Fully 84% of the public wants more money spent by the federal government — and 83% wants more spent by state governments — to improve America’s infrastructure. And here’s the kicker: 81% of Americans are personally prepared to pay 1% more in taxes for the cause. It’s not uncommon for people to say they’d pay more to get more, but when you ask them to respond to a specific amount, support evaporates. (That 74% of normally stingy Republicans are on board for the tax increase is, to me, the most significant finding in the survey.)
This isn’t “soft” support for infrastructure either. It stretches from Maine to Montana, from California to Connecticut. Democrats (87%) and Republicans (74%) are prepared to, in Barack Obama’s words, put skin in the game, which tells you just how wide and deep the support is.
Frankly, I’m floored by these numbers. I didn’t expect this much support. Especially for a tax increase.
One last thing…few are expecting anything to happen overnight…
But there’s more: Accountability. The poll found that Americans are far less interested in doing projects quickly than in doing them right. “Don’t screw it up” would be a more popular rallying cry than “get it done.” Washington should not mistake the message of the November election and the desire for change with an “at all cost” mentality. In the poll, 61% chose “accountability” as their first or second priority in any government investment — not the creation of jobs (34%) and not that the investment be truly national in scope (25%)

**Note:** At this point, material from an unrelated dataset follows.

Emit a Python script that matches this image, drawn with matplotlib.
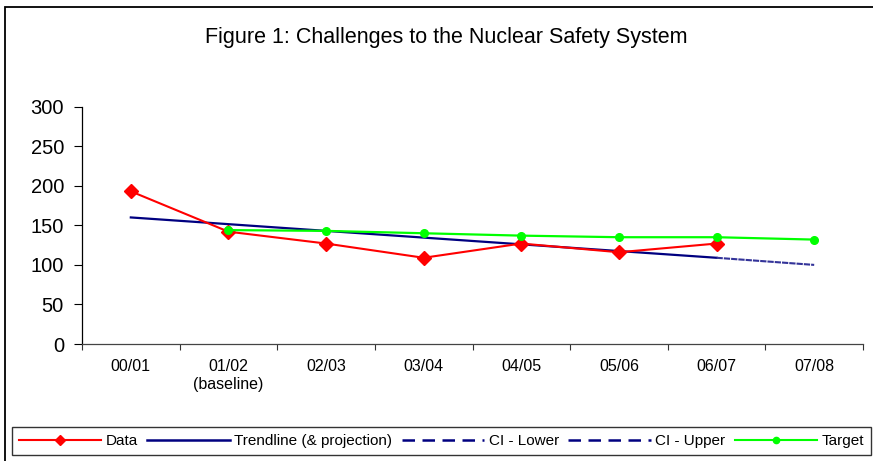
import numpy as np
import matplotlib
matplotlib.use("Agg")
import matplotlib.pyplot as plt
from matplotlib.patches import Rectangle
from matplotlib.lines import Line2D

plt.rcParams['font.family'] = ['Liberation Sans', 'DejaVu Sans']

years = ['00/01', '01/02\n(baseline)', '02/03', '03/04', '04/05', '05/06', '06/07', '07/08']
data = [193, 142, 127, 109, 127, 116, 127]
trend = [160, 151.5, 143, 134.5, 126, 117.5, 109]
ci_lower = [109, 100]
ci_upper = [109, 100]
target = [144, 143, 140, 137, 135, 135, 132]

W, H = 873, 461
fig = plt.figure(figsize=(W / 100, H / 100), dpi=100)
ax = fig.add_axes([82 / W, 1 - 344 / H, (863 - 82) / W, (344 - 106.7) / H])

x = np.arange(len(years))
ax.plot(x[:len(data)], data, color='#FF0000', lw=1.5, marker='D', ms=7, zorder=4)
ax.plot(x[:len(trend)], trend, color='#000080', lw=1.6, zorder=3)
ax.plot(x[6:8], ci_lower, color='#333399', lw=1.5, linestyle=(0, (3, 4)), zorder=3)
ax.plot(x[6:8], ci_upper, color='#333399', lw=1.5, linestyle=(3.5, (3, 4)), zorder=3)
ax.plot(x[1:], target, color='#00FF00', lw=1.6, marker='o', ms=5.5, zorder=5)

ax.set_xlim(-0.5, len(years) - 0.5)
ax.set_ylim(0, 300)
ax.set_yticks(np.arange(0, 301, 50))
ax.set_xticks(x)
ax.set_xticklabels(years, fontsize=11.5)
ax.set_xticks(np.arange(-0.5, len(years)), minor=True)
ax.tick_params(axis='x', which='major', length=0, pad=11)
ax.tick_params(axis='x', which='minor', length=4, width=0.8, color='#333333')
ax.tick_params(axis='y', length=6, width=0.8, labelsize=14.5, pad=7)
for s in ['top', 'right']:
    ax.spines[s].set_visible(False)
ax.spines['left'].set_linewidth(0.9)
ax.spines['bottom'].set_linewidth(0.9)
ax.spines['bottom'].set_color('#444444')

fig.text(446.5 / W, 1 - 37 / H, 'Figure 1: Challenges to the Nuclear Safety System',
         ha='center', va='center', fontsize=15.5)

# outer frame
fig.add_artist(Rectangle((5 / W, -0.05), 1.1, 1 - 7 / H + 0.05, transform=fig.transFigure,
                         fill=False, edgecolor='black', lw=1.3))

handles = [
    Line2D([], [], color='#FF0000', lw=1.5, marker='D', ms=5),
    Line2D([], [], color='#000080', lw=1.8),
    Line2D([], [], color='#000080', lw=1.8, linestyle=(0, (5, 3))),
    Line2D([], [], color='#000080', lw=1.8, linestyle=(0, (5, 3))),
    Line2D([], [], color='#00FF00', lw=1.5, marker='o', ms=4.5),
]
labels = ['Data', 'Trendline (& projection)', 'CI - Lower', 'CI - Upper', 'Target']
leg = fig.legend(handles, labels, loc='center',
                 bbox_to_anchor=((12 + 871) / 2 / W, 1 - 441 / H),
                 ncol=5, fontsize=11, handlelength=5.4, handletextpad=0.3,
                 columnspacing=0.6, frameon=True, fancybox=False, borderpad=0.45)
leg.get_frame().set_edgecolor('black')
leg.get_frame().set_linewidth(1.0)

fig.savefig('out.png', dpi=100)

Looks like the nation might actually be in the mood for a “new era of responsibility”?
Obviously, the usual caveats apply that this is one poll (and it’s from Frank Luntz), but I can’t help but think that if Americans would be fine with a tax increase, passing a stimulus plan that doesn’t tax anybody won’t need a supermajority.
Sure, it would send a powerful post-partisan message and have the dual effect of the Democrats not owning an failed economic plan, but even if the returns aren’t immediate it doesn’t seem to really matter to most. Just so long as their local infrastructure improves, they’ll be happy. And given that all the numbers I’ve seen have suggested that infrastructure spending has the best effect on the economy, maybe Obama should seek 60 votes instead of 70. Especially if certain Republicans’ tax cutting ideology simply won’t budge.
I say that last bit not to slam the GOP, but there are already hundreds of millions of dollars of tax cuts in the stimulus plan, and Republicans are going to have to acknowledge at some point that the Dems are running the show and it’s time to try their economic ideas. Especially since such a catastrophic failure happened on the GOP’s watch.